Learning with Rich Feedback
This setting evaluates SDPO on LiveCodeBench v6 (LCBv6), where the environment provides public unit test results and runtime error messages.
- Accuracy: SDPO achieves a final pass@1 accuracy of 48.8% compared to GRPO’s 41.2%.
- Convergence: SDPO reaches GRPO’s final accuracy in approximately \(4\times\) fewer generations.
- Model Scaling: Improvements are correlated with model size. SDPO shows marginal gains on Qwen2.5-1.5B but substantial gains on Qwen3-8B, suggesting that the self-teacher’s effectiveness depends on the emergence of strong in-context learning capabilities in larger models.
Test-Time Self-Distillation
SDPO is applied at test-time to solve difficult binary-reward problems where the base model has a near-zero pass rate.
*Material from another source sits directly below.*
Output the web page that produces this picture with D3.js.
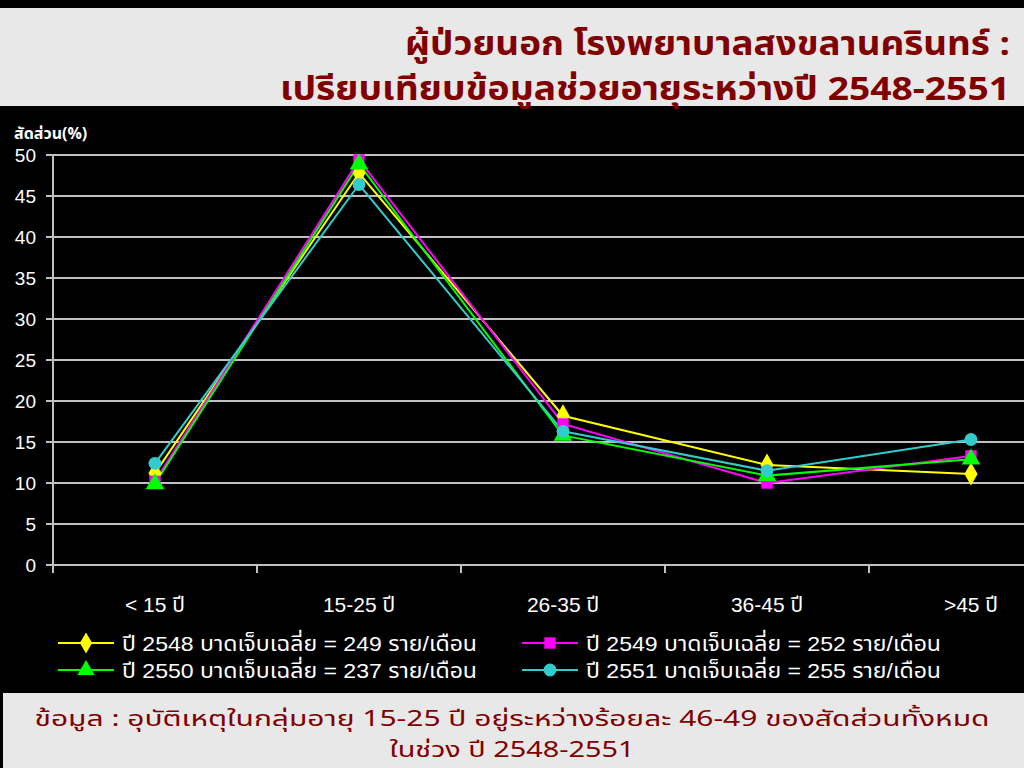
<!DOCTYPE html>
<html><head><meta charset="utf-8">
<script src="https://cdn.jsdelivr.net/npm/d3@7"></script>
<style>
html,body{margin:0;padding:0;background:#000;}
svg{display:block;}
</style></head>
<body>
<svg id="chart" width="1024" height="768"></svg>
<script>
const categories = ["< 15 ปี", "15-25 ปี", "26-35 ปี", "36-45 ปี", ">45 ปี"];
const yTicks = [0, 5, 10, 15, 20, 25, 30, 35, 40, 45, 50];
const s2548 = [11.2, 47.8, 18.2, 12.2, 11.1];
const s2549 = [10.2, 49.4, 17.2, 10.0, 13.3];
const s2550 = [9.9, 48.9, 15.8, 10.9, 12.9];
const s2551 = [12.4, 46.4, 16.3, 11.5, 15.3];
const seriesNames = [
  "ปี 2548 บาดเจ็บเฉลี่ย = 249 ราย/เดือน",
  "ปี 2549 บาดเจ็บเฉลี่ย = 252 ราย/เดือน",
  "ปี 2550 บาดเจ็บเฉลี่ย = 237 ราย/เดือน",
  "ปี 2551 บาดเจ็บเฉลี่ย = 255 ราย/เดือน"
];
const titleLines = ["ผู้ป่วยนอก โรงพยาบาลสงขลานครินทร์ :", "เปรียบเทียบข้อมูลช่วยอายุระหว่างปี 2548-2551"];
const footerLines = ["ข้อมูล : อุบัติเหตุในกลุ่มอายุ 15-25 ปี อยู่ระหว่างร้อยละ  46-49 ของสัดส่วนทั้งหมด", "ในช่วง ปี 2548-2551"];

const series = [
  {name: seriesNames[0], values: s2548, color: "#ffff00", shape: d3.symbolDiamond},
  {name: seriesNames[1], values: s2549, color: "#ff00ff", shape: d3.symbolSquare},
  {name: seriesNames[2], values: s2550, color: "#00ff00", shape: d3.symbolTriangle},
  {name: seriesNames[3], values: s2551, color: "#33cccc", shape: d3.symbolCircle}
];

const svg = d3.select("#chart");
const font = "'Liberation Sans', Arial, 'Noto Sans', 'Noto Sans Thai', sans-serif";
const tfont = "Tahoma, 'Noto Sans Thai', 'Noto Sans', 'DejaVu Sans', sans-serif";

// backgrounds
svg.append("rect").attr("x",0).attr("y",0).attr("width",1024).attr("height",768).attr("fill","#000");
svg.append("rect").attr("x",0).attr("y",8).attr("width",1024).attr("height",98).attr("fill","#e8e8e8");
svg.append("rect").attr("x",3).attr("y",693).attr("width",1021).attr("height",75).attr("fill","#e8e8e8");

// title
const titleRight = 1010, titleWidths = [605, 730];
svg.append("g").selectAll("text").data(titleLines).join("text")
  .attr("x", (d,i)=> titleRight - titleWidths[i]).attr("y", (d,i)=> 55 + i*45)
  .attr("fill","#800000")
  .attr("font-family", tfont).attr("font-weight","bold").attr("font-size", 33)
  .attr("textLength", (d,i)=>titleWidths[i]).attr("lengthAdjust","spacingAndGlyphs")
  .text(d=>d);

// footer
const footerWidths = [955, 245];
svg.append("g").selectAll("text").data(footerLines).join("text")
  .attr("x", (d,i)=> 512 - footerWidths[i]/2).attr("y", (d,i)=> 726 + i*31)
  .attr("fill","#800000")
  .attr("font-family", tfont).attr("font-size", 22)
  .attr("textLength", (d,i)=>footerWidths[i]).attr("lengthAdjust","spacingAndGlyphs")
  .text(d=>d);

const x = d3.scaleBand().domain(categories).range([53, 1073]);
const y = d3.scaleLinear().domain([0, 50]).range([565, 155]);

// grid
const g = svg.append("g");
g.selectAll("line.grid").data(yTicks).join("line")
  .attr("class","grid")
  .attr("x1", 46).attr("x2", 1024)
  .attr("y1", d=>y(d)).attr("y2", d=>y(d))
  .attr("stroke","#c0c0c0").attr("stroke-width",2);
// y axis line
g.append("line").attr("x1",53).attr("x2",53).attr("y1",y(50)).attr("y2",573)
  .attr("stroke","#c0c0c0").attr("stroke-width",2);
// x ticks at band boundaries
g.selectAll("line.xt").data(categories.slice(1)).join("line")
  .attr("class","xt")
  .attr("x1", d=>x(d)).attr("x2", d=>x(d))
  .attr("y1", 565).attr("y2", 573)
  .attr("stroke","#c0c0c0").attr("stroke-width",2);

// y labels
g.selectAll("text.yl").data(yTicks).join("text")
  .attr("class","yl")
  .attr("x", 36).attr("y", d=>y(d)+7)
  .attr("text-anchor","end").attr("fill","#fff")
  .attr("font-family", font).attr("font-size", 19)
  .text(d=>d);

// y title
svg.append("text").attr("x", 14).attr("y", 139)
  .attr("fill","#fff").attr("font-family", tfont).attr("font-weight","bold").attr("font-size",16)
  .text("สัดส่วน(%)");

// x labels
g.selectAll("text.xl").data(categories).join("text")
  .attr("class","xl")
  .attr("x", d=>x(d)+x.bandwidth()/2).attr("y", 612)
  .attr("text-anchor","middle").attr("fill","#fff")
  .attr("font-family", font).attr("font-size", 21)
  .text(d=>d);

// lines
const line = d3.line().x((d,i)=>x(categories[i])+x.bandwidth()/2).y(d=>y(d));
const sg = svg.append("g");
series.forEach(s=>{
  sg.append("path").attr("d", line(s.values)).attr("fill","none")
    .attr("stroke", s.color).attr("stroke-width", 2);
});
series.forEach(s=>{
  sg.selectAll(null).data(s.values).join("path")
    .attr("d", d3.symbol().type(s.shape).size(s.shape===d3.symbolDiamond?150:s.shape===d3.symbolTriangle?150:130))
    .attr("transform", (d,i)=>`translate(${x(categories[i])+x.bandwidth()/2},${y(d)})`)
    .attr("fill", s.color);
});

// legend
const legPos = [[58,643],[522,643],[58,670],[522,670]];
const lg = svg.append("g");
series.forEach((s,i)=>{
  const [lx, ly] = legPos[i];
  lg.append("line").attr("x1",lx).attr("x2",lx+56).attr("y1",ly).attr("y2",ly)
    .attr("stroke", s.color).attr("stroke-width",2);
  lg.append("path").attr("d", d3.symbol().type(s.shape).size(130))
    .attr("transform",`translate(${lx+28},${ly})`).attr("fill", s.color);
  lg.append("text").attr("x", lx+64).attr("y", ly+8)
    .attr("fill","#fff").attr("font-family", font).attr("font-size",21)
    .attr("textLength", 355).attr("lengthAdjust","spacingAndGlyphs")
    .text(s.name);
});
</script>
</body></html>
The model iteratively updates its weights on a single question using the feedback generated from its own attempts.
- Discovery Time: On “very hard” tasks (pass@64 < 0.03), SDPO accelerates the discovery of a correct solution by \(3\times\) compared to best-of-\(k\) sampling and multi-turn conversational baselines.
- Context Compression: Unlike multi-turn prompting, which is limited by context window size, SDPO compresses the interaction history into the model weights, allowing it to “remember” failures and corrections over longer horizons (tested up to 2750 attempts).
SDPO works better for larger models
Since SDPO depend on the model in-context learning it works better for stronger models.
Teacher improves during training
Given the question, hint how likely is it that the teacher generates a correct answer? it increases during training so teacher is becoming better.
Which feedback is most informative?
- Do not include the student output in the hint.
- Having the solution and the error (output) is the best combination.